We can even use polynomials to "fix" the results of other numerical methods. In Finite Element simulations, the calculated stresses are often most accurate at specific integration points (Gauss points) inside an element, and less accurate at the element's nodes. The Superconvergent Patch Recovery (SPR) technique brilliantly resolves this. For a given node, it takes the highly accurate stress values from the Gauss points in the "patch" of all surrounding elements and performs a weighted least-squares fit of a smooth polynomial to this scattered data. The value of this fitted polynomial at the node's location is then taken as a new, improved, "recovered" estimate of the stress. Here, polynomial fitting acts as a sophisticated smoothing and interpolation tool, cleaning up the output of another complex algorithm to yield a more physically meaningful result.

The Ghost in the Machine: Polynomials as the Soul of Algorithms

Finally, we arrive at the most profound and surprising role of polynomials: not just as models we build, but as the hidden logic embedded within computation itself. This takes us from fitting data to the very heart of numerical analysis.

Consider the task of approximating a known function, say $f(x) = x^4$ , with a simpler polynomial of degree 3. What does it mean to find the "best" approximation? The method of least squares provides one answer, minimizing the average squared error. But another powerful idea is to minimize the single worst-case error anywhere on the interval. This leads to the beautiful and elegant theory of Chebyshev approximation, where the error function of the best polynomial is not just small, but perfectly equioscillates, waving back and forth with constant amplitude to cancel the error of the higher-order function in the most efficient way possible. It reveals a deep and beautiful structure to the very idea of "approximation."

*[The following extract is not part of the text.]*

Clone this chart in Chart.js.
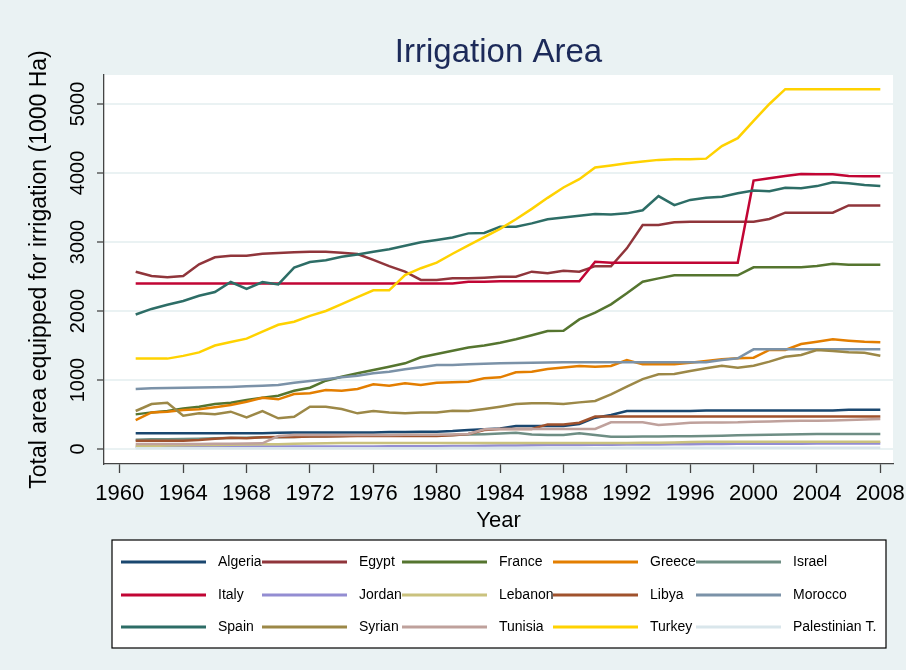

This connection between polynomials and optimal algorithms reaches its zenith in the Conjugate Gradient (CG) method, one of the most important algorithms of the 20th century. It is used to solve the vast systems of linear equations ( $Ax=b$ ) that arise everywhere from economic modeling to computer graphics. On the surface, the algorithm is an arcane sequence of vector additions and dot products. But lurking beneath is a stunning secret. The $k$ -th guess for the solution, $x_k$ , can be understood as the result of applying a specific polynomial of degree $k-1$ to the vector $b$ : $x_k = p_{k-1}(A)b$ . The magic of the CG algorithm is that, at each step, it implicitly finds the optimal polynomial—the one that minimizes the error in a special energy-based norm—from the entire space of all possible polynomials of that degree. This completely reframes our understanding of the algorithm. Solving a linear system is equivalent to finding the best polynomial approximation to the function $1/\lambda$ on the spectrum of the matrix $A$ . The abstract world of polynomial approximation theory is the invisible engine driving one of the workhorses of modern scientific computing.

From a simple tool for drawing curves, we have journeyed to a sophisticated instrument for physical measurement, a lens for viewing complex systems, a method for building models of models, and finally, the secret soul of computation itself. The humble polynomial, it turns out, is one of the most versatile and unifying concepts in the scientist's and engineer's toolkit, a testament to the surprising and beautiful interconnectedness of mathematical ideas.